Relationship memory is where coordination actually compounds. The reason "quick questions" get cheaper over time isn't that some central store memorized the answer. It's that the edge got better: the growth agent learned how to ask the code agent, what it tends to know, what to include, how to phrase it so it lands. That's relationship memory, and it's irreducibly two-sided. A central brain can't hold it, because it isn't a fact, it's a relationship. Improve the nodes and each agent gets smarter; improve the edges and the whole network gets better at using what it already knows.
It's the same structure at 5 people or 500 companies. A central brain is a single point that stops at the company wall. Distributed personal plus relationship memory has no wall: the relationship memory between my agent and a partner company's agent is the exact same primitive as the one between two of my internal agents. The self-improving company and the self-improving network are one architecture; the second just doesn't stop at the edge of the building.
So we'd amend Blomfield's rule. Yes, record everything. But don't record it into one place; record it into the right place: the person, or the edge between two people. Legibility is not centralization. The living brain is emergent, not stored.
Add 2: The loops that matter are multi-agent
Blomfield's loops (and, honestly, my own earlier writing) are mostly drawn as single-agent loops: one agent, one sensor, policy, tool, gate, learning cycle. Even his best example, the monitoring agent that rewrites a failing query's tooling overnight, is tightly coupled inside one codebase.
The frontier is the multi-agent loop: a loop that spans several independently-owned agents. My growth agent asks your code agent, which asks their backend agent. The instant the loop crosses an ownership boundary, three things that were trivial inside one agent become hard, and genuinely interesting.
Policy interaction. A single-agent loop has one policy layer: one set of rules about what it can do and when it must ask a human. A multi-agent loop has one policy per agent, and they have to compose. When my loop asks yours, whose rules govern? Both: your agent answers under your boundary (what it may reveal), and my loop acts under mine (what I may do with the answer). Policies meet at the edge and negotiate. The design problem isn't a central rulebook; it's policy composition, defined per relationship. Which is why, in our system, permissions are a property of the grantor-to-grantee edge, not a global setting.
Trust. A single-agent loop trusts its own outputs, or its own verifier. A multi-agent loop has to decide how much to trust another agent's answer. Is it grounded or guessed? How confident did it signal? Has this agent been reliable on this topic before? That last question is the important one: trust is learned on the edge, which is to say trust is relationship memory doing its job. "The verifier is the whole game" gets a network twist here: the verifier isn't only a test you run, it's a trust judgment about another agent, and it compounds every time that edge is exercised. Trust is the currency of multi-agent loops, and relationship memory is how you earn and spend it.
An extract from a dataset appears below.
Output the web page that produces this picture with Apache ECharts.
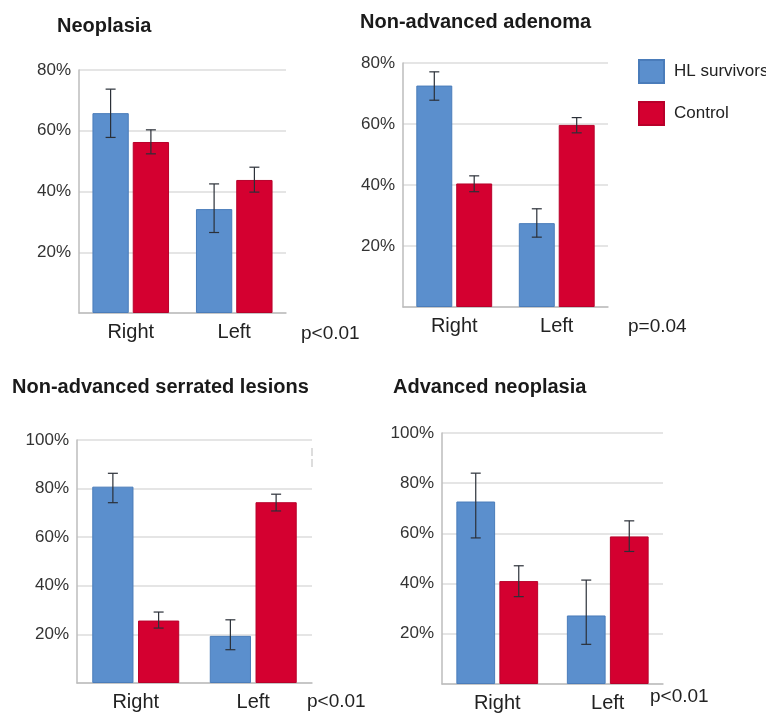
<!DOCTYPE html>
<html>
<head>
<meta charset="utf-8">
<script src="https://cdn.jsdelivr.net/npm/echarts@6/dist/echarts.min.js"></script>
<style>
html,body{margin:0;padding:0;background:#fff;}
#chart{width:766px;height:713px;}
</style>
</head>
<body>
<div id="chart"></div>
<script>
// ---- data ----
const categories = ['Right', 'Left'];
const seriesNames = ['HL survivors', 'Control'];
const panelTitles = ['Neoplasia', 'Non-advanced adenoma', 'Non-advanced serrated lesions', 'Advanced neoplasia'];
const pValues = ['p<0.01', 'p=0.04', 'p<0.01', 'p<0.01'];
const axisMax = [80, 80, 100, 100];
const yTickStep = 20;

// values (%) per panel: [Right, Left]
const neoplasiaHL = [65.8, 34.2];
const neoplasiaCtrl = [56.3, 43.8];
const neoplasiaHLErr = [[57.8, 73.7], [26.5, 42.5]];
const neoplasiaCtrlErr = [[52.4, 60.3], [39.8, 48.0]];

const adenomaHL = [72.6, 27.5];
const adenomaCtrl = [40.5, 59.7];
const adenomaHLErr = [[67.8, 77.1], [22.9, 32.2]];
const adenomaCtrlErr = [[37.8, 43.0], [57.1, 62.1]];

const serratedHL = [80.8, 19.4];
const serratedCtrl = [25.7, 74.4];
const serratedHLErr = [[74.2, 86.3], [13.7, 26.0]];
const serratedCtrlErr = [[22.6, 29.2], [70.8, 77.7]];

const advancedHL = [72.7, 27.3];
const advancedCtrl = [41.0, 58.8];
const advancedHLErr = [[58.2, 84.0], [15.8, 41.4]];
const advancedCtrlErr = [[34.8, 47.1], [52.8, 65.0]];

const panelValues = [
  [neoplasiaHL, neoplasiaCtrl],
  [adenomaHL, adenomaCtrl],
  [serratedHL, serratedCtrl],
  [advancedHL, advancedCtrl]
];
const panelErrors = [
  [neoplasiaHLErr, neoplasiaCtrlErr],
  [adenomaHLErr, adenomaCtrlErr],
  [serratedHLErr, serratedCtrlErr],
  [advancedHLErr, advancedCtrlErr]
];

// ---- layout / style ----
const FONT = 'Liberation Sans, Arial, sans-serif';
const colors = ['#5b8fcd', '#d40030'];
const borders = ['#4a7cba', '#b8002a'];
const grids = [
  {left: 79, top: 70, width: 207, height: 243},
  {left: 403, top: 63, width: 205, height: 244},
  {left: 77, top: 440, width: 235, height: 243},
  {left: 442, top: 433, width: 221, height: 253}
];
const titlePos = [
  {left: 57, top: 16},
  {left: 360, top: 12},
  {left: 12, top: 377},
  {left: 393, top: 377}
];
const pPos = [
  {left: 301, top: 324},
  {left: 628, top: 317},
  {left: 307, top: 692},
  {left: 650, top: 687}
];
const barCatGap = 0.26;
const barGapRatio = 0.11;

const option = {
  backgroundColor: '#fff',
  animation: false,
  textStyle: {fontFamily: FONT},
  title: [],
  legend: {
    data: seriesNames,
    orient: 'vertical',
    left: 638, top: 59,
    itemWidth: 25, itemHeight: 23, itemGap: 17,
    padding: 0,
    icon: 'rect',
    textStyle: {fontSize: 17, color: '#222', fontFamily: FONT, padding: [0, 0, 0, 5]}
  },
  grid: [], xAxis: [], yAxis: [], series: [],
  graphic: [{
    type: 'line', shape: {x1: 312, y1: 448, x2: 312, y2: 468},
    style: {stroke: '#bbb', lineWidth: 1, lineDash: [8, 3]}
  }]
};

for (let p = 0; p < 4; p++) {
  option.title.push({
    text: panelTitles[p], left: titlePos[p].left, top: titlePos[p].top, padding: 0,
    textStyle: {fontSize: 20, fontWeight: 'bold', color: '#1a1a1a', fontFamily: FONT}
  });
  option.title.push({
    text: pValues[p], left: pPos[p].left, top: pPos[p].top, padding: 0,
    textStyle: {fontSize: 19, fontWeight: 'normal', color: '#222', fontFamily: FONT}
  });
  option.grid.push(Object.assign({containLabel: false}, grids[p]));
  option.xAxis.push({
    type: 'category', gridIndex: p, data: categories,
    axisLine: {lineStyle: {color: '#bdbdbd', width: 1.5}},
    axisTick: {show: false},
    axisLabel: {fontSize: 20, color: '#222', margin: 9, fontFamily: FONT}
  });
  option.yAxis.push({
    type: 'value', gridIndex: p, min: 0, max: axisMax[p], interval: yTickStep,
    axisLine: {show: true, lineStyle: {color: '#bdbdbd', width: 1.5}},
    axisTick: {show: false},
    splitLine: {lineStyle: {color: '#dcdcdc', width: 1.5}},
    axisLabel: {fontSize: 17, color: '#333', margin: 8, showMinLabel: false, formatter: '{value}%', fontFamily: FONT}
  });
  for (let s = 0; s < 2; s++) {
    option.series.push({
      type: 'bar', name: seriesNames[s], xAxisIndex: p, yAxisIndex: p,
      data: panelValues[p][s],
      barCategoryGap: (barCatGap * 100) + '%', barGap: (barGapRatio * 100) + '%',
      itemStyle: {color: colors[s], borderColor: borders[s], borderWidth: 1},
      emphasis: {disabled: true}
    });
  }
  for (let s = 0; s < 2; s++) {
    const errData = panelErrors[p][s].map((e, i) => [i, e[0], e[1]]);
    option.series.push({
      type: 'custom', name: seriesNames[s] + ' error', xAxisIndex: p, yAxisIndex: p,
      data: errData, z: 10, silent: true,
      encode: {x: 0, y: [1, 2]},
      renderItem: (function (sIdx) {
        return function (params, api) {
          const cat = api.value(0);
          const lo = api.coord([cat, api.value(1)]);
          const hi = api.coord([cat, api.value(2)]);
          const band = api.size([1, 0])[0];
          const groupW = band * (1 - barCatGap);
          const w = groupW / (2 + barGapRatio);
          const x = lo[0] - groupW / 2 + w / 2 + sIdx * w * (1 + barGapRatio);
          const cap = 5;
          const st = {stroke: '#2b3038', lineWidth: 1.2};
          return {
            type: 'group',
            children: [
              {type: 'line', shape: {x1: x, y1: lo[1], x2: x, y2: hi[1]}, style: st},
              {type: 'line', shape: {x1: x - cap, y1: lo[1], x2: x + cap, y2: lo[1]}, style: st},
              {type: 'line', shape: {x1: x - cap, y1: hi[1], x2: x + cap, y2: hi[1]}, style: st}
            ]
          };
        };
      })(s)
    });
  }
}

const chart = echarts.init(document.getElementById('chart'), null, {renderer: 'canvas'});
chart.setOption(option);
</script>
</body>
</html>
Efficiency. A single-agent loop is bounded by one agent's tokens. A multi-agent loop can detonate: agents ping-ponging, re-asking what's already settled, N agents all querying each other, cold starts stacking latency. Blomfield says "burn tokens, not headcount," and he's right that the constraint is moving, but multi-agent loops are exactly where tokens get burned stupidly if you don't design for it. So they need efficiency built in: accumulate so you never re-ask a settled question, rank the agents so you ask the best one first instead of broadcasting, go async so a loop doesn't block on a cold agent, and, most importantly, know when to stop and hand a human the decision instead of looping forever. The constraint doesn't end at headcount, then tokens. It goes one more step: tokens, then coordination efficiency.
The two adds are actually one idea
Put them together and they collapse into a single point: relationship memory on the edge is what makes multi-agent loops work. Policy composes better, trust accrues, and efficiency improves, all as a function of how much history two agents have on their shared edge. The self-improving company Blomfield described doesn't improve only because each agent (each node) gets smarter. It improves because each relationship, each edge, gets more aligned, more trusted, and more efficient every time it's used.
That's the version of "improve while you sleep" we're building toward. Not one brain in the middle getting fatter, but a network whose nodes hold their own memory behind their own permissions, whose edges accumulate the trust and policy and shorthand that make coordination cheap, and whose loops cross ownership boundaries without a human relaying every message.
The loop is the new prompt. The network is the new loop. And the network's memory, the part that actually compounds, lives on its edges.